Yedi Ekim Cumartesi ve takip eden günlerin Hamas katliamını, ardından yeni başlamakta olan Gazze savaşını Yahudiler ve Filistin’liler iki çok ayrı perspektiften değerlendiriyorlar.
Filistin’liler, Araplar ve genellikle Müslüman toplumlar için son olaylar 100 yıllık toprak mücadelesinin, 1948 Nakba’sının ve 1967 Savaşı’yla başlayan “işgal”in doğal bir sonucu.
Yahudiler için ise tarihsel hafıza çok daha gerilere gidiyor: 1033’de Fas’ın Fez kentinde öldürülen 6000 soydaşları, 1190’da İngiltere’nin York’unda katledilen ve sonradan kovulan toplum, 1648’de Ukrayna’da Kazaklar tarafından doğranan onbinler, 19.Yüzyılda Rus pogromları ve nihayet 1941-1945 Yahudi soykırımı hatırlanıyor.
Ekim 2023 Hamas katliamı çoğu sivil Yahudinin ölümü ile sonuçlanan ve 2000 yıldır aralıklarla peydah olan onlarca, yüzlerce antisemit cinayetler zincirinin bir halkası daha, Yahudiler açısından.
Hamas’ın bakış açısının yanlız bir toprak ve bağımsızlık meselesi olmadığı kuruluş gayesinden ve yayınladığı “anayasa”sından belli: Tüm Filistin coğrafyasında İslam’ın hüküm süreceği egemenlik.
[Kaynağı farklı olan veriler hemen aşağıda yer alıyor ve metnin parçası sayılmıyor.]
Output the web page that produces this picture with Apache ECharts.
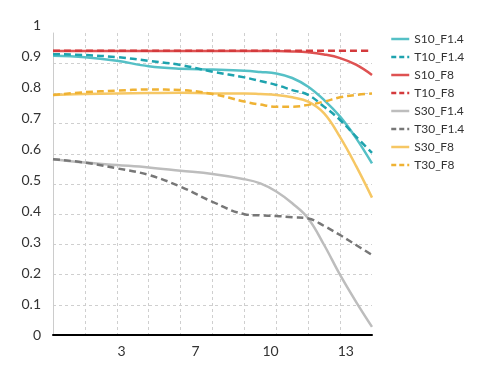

Bu kapsamda Yahudilere ve devletlerine kesinlikle yer yok!
Esasında Hamas, 1928’de Hasan Elbana tarafından başlatılan İhvan (Müslüman Kardeşler) hareketinin devamı ve dar anlamda Filistin milliyetçiliğinden ziyade İslam Ümmeti kavramını ön plana çıkarır.
Öldürdükleri sivil İsrail’liler aslında Yahudi olduklarından dolayı bu cezaya “reva” görüldüler, İslam’ın egemen olmasına karşı geldikleri için.
20.Yüzyıl Yahudi soykırımı ve asırlardır süren antisemitizmin son halkası 2023 katliamı Yahudiler için “tarihin en acılı ulusu” olmaları mı demektir?
Tarihten silinen diğer topluluklar veya henüz egemenliklerine kavuşamamış olanlarla kıyaslandığında, Yahudilerin başlarına gelen belalardan yenilgi sonucuna varmadıkları kesin. Her katliam, kültürlerini ve yaşam isteklerini perçinlemiş, çözümler yaratmış, yeni kuşaklar doğmuş ve hayatiyetlerini devam ettirmeye muvaffak olmuşlar.
Soykırımda nüfuslarının üçte birini yitirmelerine rağmen…
Nasıl başardılar? Neden yok olmadılar? Nedir sırları?
Kanımca Yahudilerde derin bir sorumluluk hissi var: Hem Tanrı’ya, hem de birbirlerine karşı. Tarihsel bir vazife anlayışı kapsamında görüyorlar yaşamlarını. Gelenekler devam etmeli, aile yaşamalı, ihtiyacı olanlara yardım edilmeli, geleceği garanti altına alacak kadar eğitim görülmeli, maddi imkanlar korunmalı…
Eskiden bu sorumluluk kavramı yalnız kendi “kavim” üyeleri için geçerliydi. Son 80 yılda Batı’da ve hatta İsrail’de “dünyayı onarmak” (Tikkun Olam) zihniyeti birçok yeni buluşa, keşfe ve tıbbi gelişmelere neden oldu.
Fakat şu anda dünya Yahudilerini esas meşgul eden: Hayatta kalamama tehlikesinin yeniden hortlaması! İsrail’in tüm askeri dehasına ve gücüne, Diaspora’nın (İsrail dışındaki Yahudiler) tüm etkinliğine ve zenginliğine rağmen kendilerini hala ezilme ve yokolma riski taşıyan uluslardan biri, belki de en baştaki, olarak görüyorlar.
Bu kaygı her zaman vardı, bir hayli azalmıştı fakat son Hamas cinayetleri ile yeniden pekişti.
O yüzden Gazze’de Hamas’ın terör örgütü olarak yok edilmesi kararı tüm baskılara, telkinlere hatta tehditlere rağmen sonuna kadar uygulanacak. Daha binlerce Gazze’li ve İsrail’linin acılı ölümlerine rağmen.
Aksi takdirde 2023 ve sonrasında Yahudilerin kendilerine olan sorumlulukları eriyebilir ve hatta sona erebilir.